USA Today has an exclusive video preview of the Diagon Alley expansion of The Wizarding World of Harry Potter in Orlando. They also shared a bunch of new photos that can be seen in the gallery.
They detail the Escape from Gringotts ride:
inside Gringotts bank, after guests pass through the grand lobby, there’s a hallway with magical portraits and armor fit for goblins and trolls.
Turn the corner, and you realize you are in the office of Bill Weasley, who greets you in a similar way that Dumbledore does in Harry Potter and the Forbidden Journey at Universal Orlando’s Islands of Adventure. Then, you board souped-up elevators that make you feel as if you are going deep into the cavernous vaults.
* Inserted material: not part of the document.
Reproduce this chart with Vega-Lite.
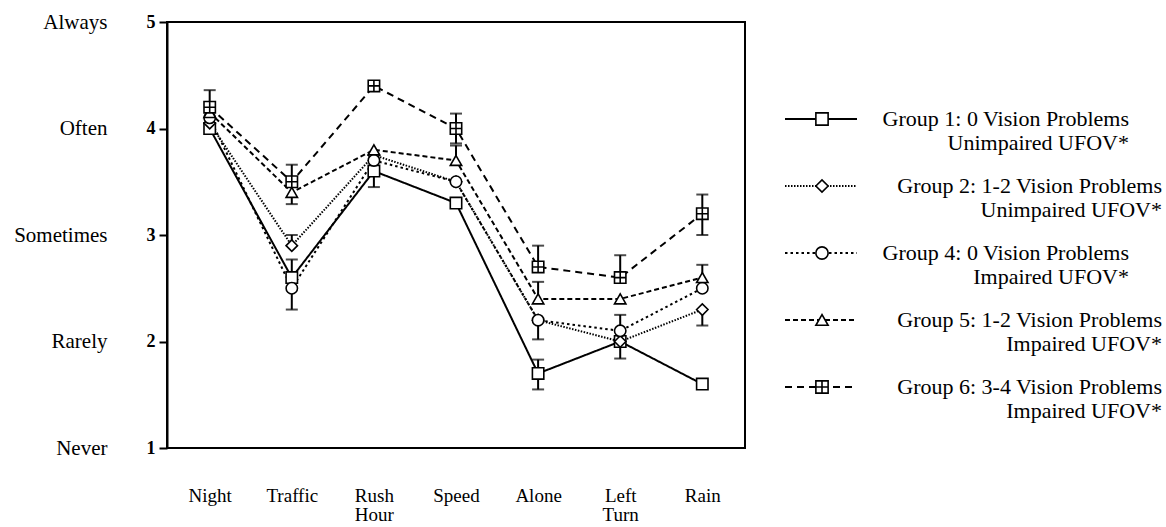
{
  "$schema": "https://vega.github.io/schema/vega-lite/v6.json",
  "padding": {"top": 10, "left": 12, "right": 0, "bottom": 0},
  "config": {"font": "Liberation Serif", "view": {"stroke": null}, "concat": {"spacing": 38}},
  "datasets": {
    "means": [
      {"cat": "Night", "group": "Group 1", "v": 4.0},
      {"cat": "Night", "group": "Group 2", "v": 4.05},
      {"cat": "Night", "group": "Group 4", "v": 4.1},
      {"cat": "Night", "group": "Group 5", "v": 4.15},
      {"cat": "Night", "group": "Group 6", "v": 4.2},
      {"cat": "Traffic", "group": "Group 1", "v": 2.6},
      {"cat": "Traffic", "group": "Group 2", "v": 2.9},
      {"cat": "Traffic", "group": "Group 4", "v": 2.5},
      {"cat": "Traffic", "group": "Group 5", "v": 3.4},
      {"cat": "Traffic", "group": "Group 6", "v": 3.5},
      {"cat": "Rush Hour", "group": "Group 1", "v": 3.6},
      {"cat": "Rush Hour", "group": "Group 2", "v": 3.75},
      {"cat": "Rush Hour", "group": "Group 4", "v": 3.7},
      {"cat": "Rush Hour", "group": "Group 5", "v": 3.8},
      {"cat": "Rush Hour", "group": "Group 6", "v": 4.4},
      {"cat": "Speed", "group": "Group 1", "v": 3.3},
      {"cat": "Speed", "group": "Group 2", "v": 3.5},
      {"cat": "Speed", "group": "Group 4", "v": 3.5},
      {"cat": "Speed", "group": "Group 5", "v": 3.7},
      {"cat": "Speed", "group": "Group 6", "v": 4.0},
      {"cat": "Alone", "group": "Group 1", "v": 1.7},
      {"cat": "Alone", "group": "Group 2", "v": 2.2},
      {"cat": "Alone", "group": "Group 4", "v": 2.2},
      {"cat": "Alone", "group": "Group 5", "v": 2.4},
      {"cat": "Alone", "group": "Group 6", "v": 2.7},
      {"cat": "Left Turn", "group": "Group 1", "v": 2.0},
      {"cat": "Left Turn", "group": "Group 2", "v": 2.0},
      {"cat": "Left Turn", "group": "Group 4", "v": 2.1},
      {"cat": "Left Turn", "group": "Group 5", "v": 2.4},
      {"cat": "Left Turn", "group": "Group 6", "v": 2.6},
      {"cat": "Rain", "group": "Group 1", "v": 1.6},
      {"cat": "Rain", "group": "Group 2", "v": 2.3},
      {"cat": "Rain", "group": "Group 4", "v": 2.5},
      {"cat": "Rain", "group": "Group 5", "v": 2.6},
      {"cat": "Rain", "group": "Group 6", "v": 3.2}
    ],
    "errs": [
      {"cat": "Night", "group": "Group 6", "v": 4.2, "e": 4.36},
      {"cat": "Traffic", "group": "Group 6", "v": 3.5, "e": 3.66},
      {"cat": "Traffic", "group": "Group 5", "v": 3.4, "e": 3.29},
      {"cat": "Traffic", "group": "Group 2", "v": 2.9, "e": 3.0},
      {"cat": "Traffic", "group": "Group 1", "v": 2.6, "e": 2.77},
      {"cat": "Traffic", "group": "Group 4", "v": 2.5, "e": 2.3},
      {"cat": "Rush Hour", "group": "Group 1", "v": 3.6, "e": 3.45},
      {"cat": "Speed", "group": "Group 6", "v": 4.0, "e": 4.14},
      {"cat": "Speed", "group": "Group 6", "v": 4.0, "e": 3.86},
      {"cat": "Speed", "group": "Group 5", "v": 3.7, "e": 3.84},
      {"cat": "Alone", "group": "Group 6", "v": 2.7, "e": 2.9},
      {"cat": "Alone", "group": "Group 5", "v": 2.4, "e": 2.56},
      {"cat": "Alone", "group": "Group 4", "v": 2.2, "e": 2.02},
      {"cat": "Alone", "group": "Group 1", "v": 1.7, "e": 1.83},
      {"cat": "Alone", "group": "Group 1", "v": 1.7, "e": 1.55},
      {"cat": "Left Turn", "group": "Group 6", "v": 2.6, "e": 2.81},
      {"cat": "Left Turn", "group": "Group 4", "v": 2.1, "e": 2.25},
      {"cat": "Left Turn", "group": "Group 1", "v": 2.0, "e": 1.84},
      {"cat": "Rain", "group": "Group 6", "v": 3.2, "e": 3.38},
      {"cat": "Rain", "group": "Group 6", "v": 3.2, "e": 3.0},
      {"cat": "Rain", "group": "Group 5", "v": 2.6, "e": 2.72},
      {"cat": "Rain", "group": "Group 2", "v": 2.3, "e": 2.15}
    ],
    "scalewords": [
      {"v": 1, "label": "Never"},
      {"v": 2, "label": "Rarely"},
      {"v": 3, "label": "Sometimes"},
      {"v": 4, "label": "Often"},
      {"v": 5, "label": "Always"}
    ],
    "groups": [
      {"group": "Group 1", "kind": "zero", "line1": "Group 1:  0 Vision Problems", "line2": "Unimpaired UFOV*"},
      {"group": "Group 2", "kind": "some", "line1": "Group 2:  1-2 Vision Problems", "line2": "Unimpaired UFOV*"},
      {"group": "Group 4", "kind": "zero", "line1": "Group 4:  0 Vision Problems", "line2": "Impaired UFOV*"},
      {"group": "Group 5", "kind": "some", "line1": "Group 5:  1-2 Vision Problems", "line2": "Impaired UFOV*"},
      {"group": "Group 6", "kind": "some", "line1": "Group 6:  3-4 Vision Problems", "line2": "Impaired UFOV*"}
    ]
  },
  "hconcat": [
    {
      "width": 578,
      "height": 426,
      "view": {"stroke": "black", "strokeWidth": 2},
      "layer": [
        {
          "encoding": {
            "x": {
              "field": "cat", "type": "nominal",
              "sort": ["Night", "Traffic", "Rush Hour", "Speed", "Alone", "Left Turn", "Rain"],
              "scale": {"type": "point", "padding": 0.52},
              "axis": {"title": null, "domain": false, "ticks": false, "tickSize": 0, "labelAngle": 0, "labelPadding": 38, "labelFontSize": 19, "labelColor": "black", "labelLineHeight": 19, "labelExpr": "split(datum.label, ' ')", "grid": false}
            },
            "y": {
              "field": "v", "type": "quantitative", "title": null,
              "scale": {"domain": [1, 5], "nice": false, "zero": false},
              "axis": {"values": [1, 2, 3, 4, 5], "format": "d", "grid": false, "domainColor": "black", "domainWidth": 2, "tickColor": "black", "tickWidth": 2, "tickSize": 8, "labelPadding": 4, "labelFontSize": 18, "labelFontWeight": "bold", "labelColor": "black"}
            }
          },
          "layer": [
            {
              "data": {"name": "means"},
              "mark": {"type": "line", "color": "black", "strokeWidth": 2},
              "encoding": {
                "detail": {"field": "group"},
                "strokeDash": {"field": "group", "type": "nominal", "legend": null,
                  "scale": {"domain": ["Group 1", "Group 2", "Group 4", "Group 5", "Group 6"], "range": [[1, 0], [1.5, 1.5], [2.5, 3], [5, 3], [7, 5]]}}
              }
            },
            {
              "data": {"name": "errs"},
              "mark": {"type": "rule", "color": "black", "strokeWidth": 2},
              "encoding": {"y2": {"field": "e"}}
            },
            {
              "data": {"name": "errs"},
              "mark": {"type": "tick", "color": "black", "thickness": 2, "size": 12},
              "encoding": {"y": {"field": "e", "type": "quantitative", "title": null}}
            },
            {
              "data": {"name": "means"},
              "mark": {"type": "point", "filled": true, "fill": "white", "stroke": "black", "strokeWidth": 1.6, "size": 130, "opacity": 1},
              "encoding": {
                "shape": {"field": "group", "type": "nominal", "legend": null,
                  "scale": {"domain": ["Group 1", "Group 2", "Group 4", "Group 5", "Group 6"], "range": ["square", "diamond", "circle", "triangle-up", "M-1,-1H1V1H-1ZM-1,0H1M0,-1V1"]}}
              }
            }
          ]
        },
        {
          "data": {"name": "scalewords"},
          "mark": {"type": "point", "opacity": 0},
          "encoding": {
            "y": {
              "field": "v", "type": "quantitative", "title": null,
              "scale": {"domain": [1, 5], "nice": false, "zero": false},
              "axis": {"orient": "left", "values": [1, 2, 3, 4, 5], "labelExpr": "['', 'Never', 'Rarely', 'Sometimes', 'Often', 'Always'][datum.value]", "domain": false, "ticks": false, "grid": false, "labelPadding": 60, "labelFontSize": 21, "labelColor": "black"}
            }
          }
        }
      ],
      "resolve": {"scale": {"y": "independent"}}
    },
    {
      "width": 378,
      "height": 426,
      "data": {"name": "groups"},
      "encoding": {
        "y": {"field": "group", "type": "nominal", "scale": {"type": "point", "padding": 0, "range": [97, 365]}, "axis": null}
      },
      "layer": [
        {
          "mark": {"type": "rule", "color": "black", "strokeWidth": 2},
          "encoding": {
            "x": {"datum": 0, "type": "quantitative", "scale": {"domain": [0, 378], "nice": false, "zero": false}, "axis": null},
            "x2": {"datum": 72},
            "strokeDash": {"field": "group", "type": "nominal", "legend": null,
              "scale": {"domain": ["Group 1", "Group 2", "Group 4", "Group 5", "Group 6"], "range": [[1, 0], [1.5, 1.5], [2.5, 3], [5, 3], [7, 5]]}}
          }
        },
        {
          "mark": {"type": "point", "filled": true, "fill": "white", "stroke": "black", "strokeWidth": 1.6, "size": 150, "opacity": 1},
          "encoding": {
            "x": {"datum": 37, "type": "quantitative"},
            "shape": {"field": "group", "type": "nominal", "legend": null,
              "scale": {"domain": ["Group 1", "Group 2", "Group 4", "Group 5", "Group 6"], "range": ["square", "diamond", "circle", "triangle-up", "M-1,-1H1V1H-1ZM-1,0H1M0,-1V1"]}}
          }
        },
        {
          "transform": [{"filter": "datum.kind == 'zero'"}],
          "mark": {"type": "text", "align": "right", "baseline": "middle", "fontSize": 22, "color": "black"},
          "encoding": {
            "x": {"datum": 344, "type": "quantitative"},
            "text": {"field": "line1"}
          }
        },
        {
          "transform": [{"filter": "datum.kind == 'zero'"}],
          "mark": {"type": "text", "align": "right", "baseline": "middle", "fontSize": 22, "color": "black", "dy": 24},
          "encoding": {
            "x": {"datum": 344, "type": "quantitative"},
            "text": {"field": "line2"}
          }
        },
        {
          "transform": [{"filter": "datum.kind == 'some'"}],
          "mark": {"type": "text", "align": "right", "baseline": "middle", "fontSize": 22, "color": "black"},
          "encoding": {
            "x": {"datum": 377, "type": "quantitative"},
            "text": {"field": "line1"}
          }
        },
        {
          "transform": [{"filter": "datum.kind == 'some'"}],
          "mark": {"type": "text", "align": "right", "baseline": "middle", "fontSize": 22, "color": "black", "dy": 24},
          "encoding": {
            "x": {"datum": 377, "type": "quantitative"},
            "text": {"field": "line2"}
          }
        }
      ]
    }
  ]
}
Once you exit, there are massive stalactites above and 12-person ride vehicles, each with its own steam-pumping chimney. That is impressive in itself, but what about the ride?
“Is it part roller coaster, part 3-D-motion-based ride?” I ask.
Not exactly.
“It would be a real understatement to call it a roller coaster, because it does so much more,” Coup says. “It’s way beyond that.”
Here’s how it works: Riders put on 3-D glasses and race through a labyrinth of underground vaults, where they encounter the villainous Bellatrix Lestrange and Lord Voldermort, Harry’s archrival.
At one point, “a troll grabs the vehicle and starts shaking it,” Coup says. At another point, hot lava surrounds guests just as the villains reappear in a full, 360-degree scene. It’s all thanks to 4K digital high-definition animation, state-of-the-art 3-D Infitec projection systems and live special effects.
It’s clearly very different from Harry Potter and the Forbidden Journey, a wildly popular ride at Hogsmeade. The distinguishing factor: Harry Potter and the Escape from Gringotts “is thrilling and dynamic, but not as dynamic as Forbidden Journey because we wanted everyone to be able to ride it.”
We even get some new tidbits about the Hogwarts Express ride that connects the two worlds (Diagon Alley and Hogsmeade):
In a final stroke of brilliance, there’s the Hogwarts Express, which transports parkgoers from Hogsmeade Station to London’s King’s Cross Station and back. As you trundle along, you are treated to a four-minute Harry Potter movie made for this ride. Each carriage is “basically your own little audio theater,” Gilmore says. “The characters are all around you in this experience.”
[…]
Indeed. As I sat in a train carriage on the Hogwarts Express, with the sound of the engine rumbling and smoke bellowing outside, I started to feel less like a Muggle and more like a wizard.